Nero’s Tuscan Steak House features prime-grade steaks and the freshest seafood served in an Old World setting.
Tucked into a quiet corner on Caesars' third floor, Nero’s Tuscan Steak House is a little hard to find. But take our word for it, those extra steps are worth the effort. Visiting here is like being clued in to a privileged little private dining club.
Our meal began with a classic Italian treat, artichokes. Bulbs of thistle had been prepped by a skilled hand, resulting in clean, creamy centers. Marinated simply with lemon, textures remained firm, but not so much that they required more than a fork to enjoy. Shaved pecorino cheese and two basil varietals — chiffonade of Genovese and clover-shaped micro bunches — dotted the plate, providing color and fragrance.
For those who haven’t enjoyed artichokes before, this pretty dish — delivered on a long wooden plank — would prove a persuasive introduction.
An evening’s menu addition, seared local scallops, followed. Literally larger than a silver dollar, these bivalves were of local origin, as explained by executive chef Keith Mitchell.
Light golden outside their thick middles were opaque and full of the ocean’s breath. Plated atop a smoky bacon fondue with bitter dandelion greens, this colossal scallop shone like Venus in the evening sky. We dug the dedicated sourcing; Mitchell allowed that the vast majority of Nero’s products are harvested from within a 100-mile radius.
Next up, another timely regional special, soft shells. These succulent molting crabs had been lightly battered, respecting their pristine nature. Rolled in half, they were filled with chopped lobster, a bold combination that we’ve never before seen. Think of a lobster roll composed of soft shells and you’re close.
That precious crustacean was also the basis for a delicate orange liquid, similar to French sauce Americaine, atop which everything was plated. A toss of fava bean greens — bet you haven’t had them before — along with matchsticks of apple, completed the imaginative proceedings.
In truest Italian fashion, pasta followed. Two to be exact; ricotta gnocchi and then tortelloni. The former was a soulful, soothing serving. Gnocchi, smaller than almost any you will ever encounter, bore much similarity to German spaetzle. Tender and light, Mitchell allowed that he learned this technique from pioneering DC-based chef Roberto Donna.

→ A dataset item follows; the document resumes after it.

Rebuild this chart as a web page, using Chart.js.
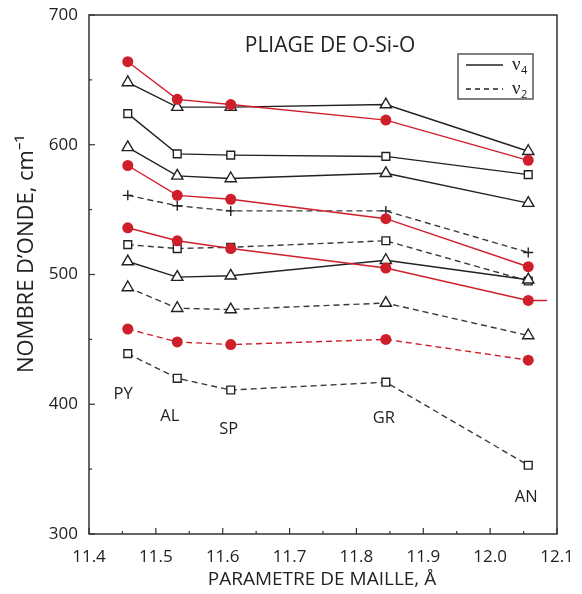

Fresh diced tomatoes, added just prior to serving, remained firm and juicy. More basil along with shaved parmesan finished a plate akin to summer in a bowl.
Then, those tortelloni, a third add-on to the bill of fare. Portioned as two large, round purses of pasta, they were surrounded by slivered hen of the woods mushrooms, whole, bright green edamame beans, shaved truffle and luxurious foam composed of Sauternes wine.
Like baseball relief pitching, each ingredient brought a specialized quality. Mushrooms, woodsy yet tender, harmonized with the dumplings of pasta. Edamame, an element we’re not often fond of, brought vibrant color and a daring, contrasting texture. But it was the shaving of truffle and that elegant, slightly sweet foam which elevated this plate to the realm of extraordinary.
As entrees, we chose a meat and a seafood. The latter, pan roasted mero, a wide cut of grouper, one of the ocean’s sweetest species. Finished subtly by brown butter vinaigrette and huge cannellini beans, attention was never directed away from the starring fish.
The flavor actually surprised us with its intensity, albeit in good way. Earlier this year, in our annual Wish List feature, we plaintively asked for more varieties of unique fish locally, and Nero’s mero — sorry, I just couldn’t resist — really delivers.
My selection, Colorado lamb, arrived as a duet of double-cut racks. Hinged across a base of tiny, tri-colored carrots no longer than an inch- yellow, crimson and traditional orange- these one-bite baby veggies worked wonders with the plush meat.